The then top US diplomat Richard Holbrooke supported Karzai’s rivals in the hope of pushing the poll to a second round that the incumbent would lose, Foreign Policy magazine reported.

Karzai has cited concerns about foreign interference in the poll to choose his successor later this year as one of the reasons for the delay in signing a long-term security pact with the US to keep troops in the country after 2014.

The deal is unlikely to be signed on the timetable the US government would like, the ambassador to Kabul warned in a secret cable leaked to the Washington Post.

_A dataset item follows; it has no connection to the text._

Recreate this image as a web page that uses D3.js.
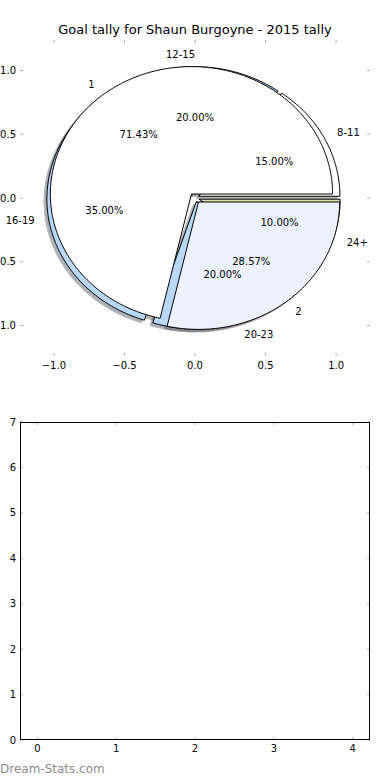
<!DOCTYPE html>
<html>
<head>
<script src="https://d3js.org/d3.v7.min.js"></script>
<style>
  body { margin: 0; background: #fff; }
  svg { display: block; }
  text { font-family: "DejaVu Sans", sans-serif; fill: #000; }
</style>
</head>
<body>
<script>
const title = "Goal tally for Shaun Burgoyne - 2015 tally";

// outer pie: goals by quarter-time range (percent)
const rangeLabels = ["8-11", "12-15", "16-19", "20-23", "24+"];
const rangeValues = [15, 20, 35, 20, 10];
const rangeColors = ["#ffffff", "#b9d7f9", "#b9d7f9", "#b9d7f9", "#d9e6a8"];
const rangeExplode = [0.03, 0.03, 0.05, 0.03, 0.03];

// second pie: goals per game
const goalLabels = ["1", "2"];
const goalValues = [5, 2];
const goalColors = ["#ffffff", "#ecf2fd"];
const goalExplode = [0.04, 0.04];

const pieTicks = [-1, -0.5, 0, 0.5, 1];
const emptyXTicks = [0, 1, 2, 3, 4];
const emptyYTicks = [0, 1, 2, 3, 4, 5, 6, 7];

const width = 390, height = 780;
const left = 20, right = 370;

const svg = d3.select("body").append("svg")
  .attr("width", width)
  .attr("height", height);

const fmtTick = v => (v < 0 ? "\u2212" : "") + Math.abs(v).toFixed(1);

// ---------- pie axes ----------
const xPie = d3.scaleLinear().domain([-1.24, 1.24]).range([left, right]);
const yPie = d3.scaleLinear().domain([-1.24, 1.24]).range([356, 40]);

svg.append("text")
  .attr("x", 195).attr("y", 34)
  .attr("text-anchor", "middle")
  .attr("font-size", 13)
  .text(title);

const pie = d3.pie().sort(null).value(d => d);

function makeWedges(values, labels, colors, explode) {
  return pie(values).map((d, i) => {
    const mid = (d.startAngle + d.endAngle) / 2;
    return {
      start: d.startAngle, end: d.endAngle, mid: mid,
      cx: explode[i] * Math.cos(mid), cy: explode[i] * Math.sin(mid),
      label: labels[i], color: colors[i],
      pct: (d.value / d3.sum(values) * 100).toFixed(2) + "%"
    };
  });
}

const wedges = makeWedges(rangeValues, rangeLabels, rangeColors, rangeExplode)
  .concat(makeWedges(goalValues, goalLabels, goalColors, goalExplode));

function wedgePath(w, off) {
  const pts = [[w.cx, w.cy]];
  const n = Math.ceil((w.end - w.start) / (Math.PI / 180)) + 1;
  for (let k = 0; k <= n; k++) {
    const a = w.start + (w.end - w.start) * k / n;
    pts.push([w.cx + Math.cos(a), w.cy + Math.sin(a)]);
  }
  const line = d3.line()
    .x(p => xPie(p[0] + off))
    .y(p => yPie(p[1] + off));
  return line(pts) + "Z";
}

// shadow colour = 0.3 * face colour
const shade = c => { const r = d3.rgb(c); return d3.rgb(r.r * 0.3, r.g * 0.3, r.b * 0.3); };

// shadows first, then every wedge
svg.append("g").selectAll("path")
  .data(wedges)
  .enter()
  .append("path")
  .attr("d", w => wedgePath(w, -0.02))
  .attr("fill", w => shade(w.color))
  .attr("stroke", w => shade(w.color))
  .attr("stroke-width", 1)
  .attr("opacity", 0.4);

svg.append("g").selectAll("path")
  .data(wedges)
  .enter()
  .append("path")
  .attr("d", w => wedgePath(w, 0))
  .attr("fill", w => w.color)
  .attr("stroke", "#000")
  .attr("stroke-width", 1);

const labelsG = svg.append("g").attr("font-size", 10);

labelsG.selectAll("text.lab")
  .data(wedges)
  .enter()
  .append("text")
  .attr("class", "lab")
  .attr("x", w => xPie(w.cx + 1.1 * Math.cos(w.mid)))
  .attr("y", w => yPie(w.cy + 1.1 * Math.sin(w.mid)))
  .attr("dy", "0.35em")
  .attr("text-anchor", w => (w.cx + 1.1 * Math.cos(w.mid)) > 1e-9 ? "start" : "end")
  .text(w => w.label);

labelsG.selectAll("text.pct")
  .data(wedges)
  .enter()
  .append("text")
  .attr("class", "pct")
  .attr("x", w => xPie(w.cx + 0.6 * Math.cos(w.mid)))
  .attr("y", w => yPie(w.cy + 0.6 * Math.sin(w.mid)))
  .attr("dy", "0.35em")
  .attr("text-anchor", "middle")
  .text(w => w.pct);

// pie ticks (no frame)
const tickColor = "#aaaaaa";
const pt = svg.append("g").attr("stroke", tickColor).attr("stroke-width", 1);
pieTicks.forEach(t => {
  pt.append("line").attr("x1", xPie(t)).attr("x2", xPie(t)).attr("y1", 40).attr("y2", 43);
  pt.append("line").attr("x1", xPie(t)).attr("x2", xPie(t)).attr("y1", 356).attr("y2", 353);
  pt.append("line").attr("y1", yPie(t)).attr("y2", yPie(t)).attr("x1", left).attr("x2", left + 3);
  pt.append("line").attr("y1", yPie(t)).attr("y2", yPie(t)).attr("x1", right).attr("x2", right - 3);
});

svg.append("g").attr("font-size", 10)
  .selectAll("text")
  .data(pieTicks)
  .enter()
  .append("text")
  .attr("x", d => xPie(d))
  .attr("y", 369)
  .attr("text-anchor", "middle")
  .text(fmtTick);

// y labels sit against the left edge; the minus signs run off the page as in the original
svg.append("g").attr("font-size", 10)
  .selectAll("text")
  .data(pieTicks)
  .enter()
  .append("text")
  .attr("x", 16)
  .attr("y", d => yPie(d))
  .attr("dy", "0.35em")
  .attr("text-anchor", "end")
  .text(fmtTick);

// ---------- empty axes ----------
const xE = d3.scaleLinear().domain([-0.22, 4.22]).range([left, right]);
const yE = d3.scaleLinear().domain([0, 7]).range([740, 422]);

const et = svg.append("g").attr("stroke", tickColor).attr("stroke-width", 1);
emptyXTicks.forEach(t => {
  et.append("line").attr("x1", xE(t)).attr("x2", xE(t)).attr("y1", 422).attr("y2", 425);
  et.append("line").attr("x1", xE(t)).attr("x2", xE(t)).attr("y1", 740).attr("y2", 737);
});
emptyYTicks.forEach(t => {
  et.append("line").attr("y1", yE(t)).attr("y2", yE(t)).attr("x1", left).attr("x2", left + 3);
  et.append("line").attr("y1", yE(t)).attr("y2", yE(t)).attr("x1", right).attr("x2", right - 3);
});

svg.append("rect")
  .attr("x", left + 0.5).attr("y", 422 + 0.5)
  .attr("width", right - left - 1).attr("height", 740 - 422 - 1)
  .attr("fill", "none")
  .attr("stroke", "#000");

svg.append("g").attr("font-size", 10)
  .selectAll("text")
  .data(emptyXTicks)
  .enter()
  .append("text")
  .attr("x", d => xE(d))
  .attr("y", 752)
  .attr("text-anchor", "middle")
  .text(d => d);

svg.append("g").attr("font-size", 10)
  .selectAll("text")
  .data(emptyYTicks)
  .enter()
  .append("text")
  .attr("x", 16)
  .attr("y", d => yE(d))
  .attr("dy", "0.35em")
  .attr("text-anchor", "end")
  .text(d => d);

svg.append("text")
  .attr("x", 0).attr("y", 773)
  .attr("font-size", 12)
  .style("fill", "#8c8c8c")
  .text("Dream-Stats.com");
</script>
</body>
</html>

US politicians and the military want it sealed early this year to allow for a smooth withdrawal and planning for next year if any troops stay on.

US-Afghan ties have been strained by a string of disagreements over civilian deaths, election planning and other issues, including the release of dozens of men Karzai says are innocent and the US claims are a serious security threat.

Washington insists that if there is no deal, it will resort to its “zero option” and take all troops home.

A White House spokesperson has, however, strongly denied Gates’s claims.

Gates served as the Pentagon chief for nearly five years, which started from former president George W. Bush’s second term and continued into Obama’s first term at his request.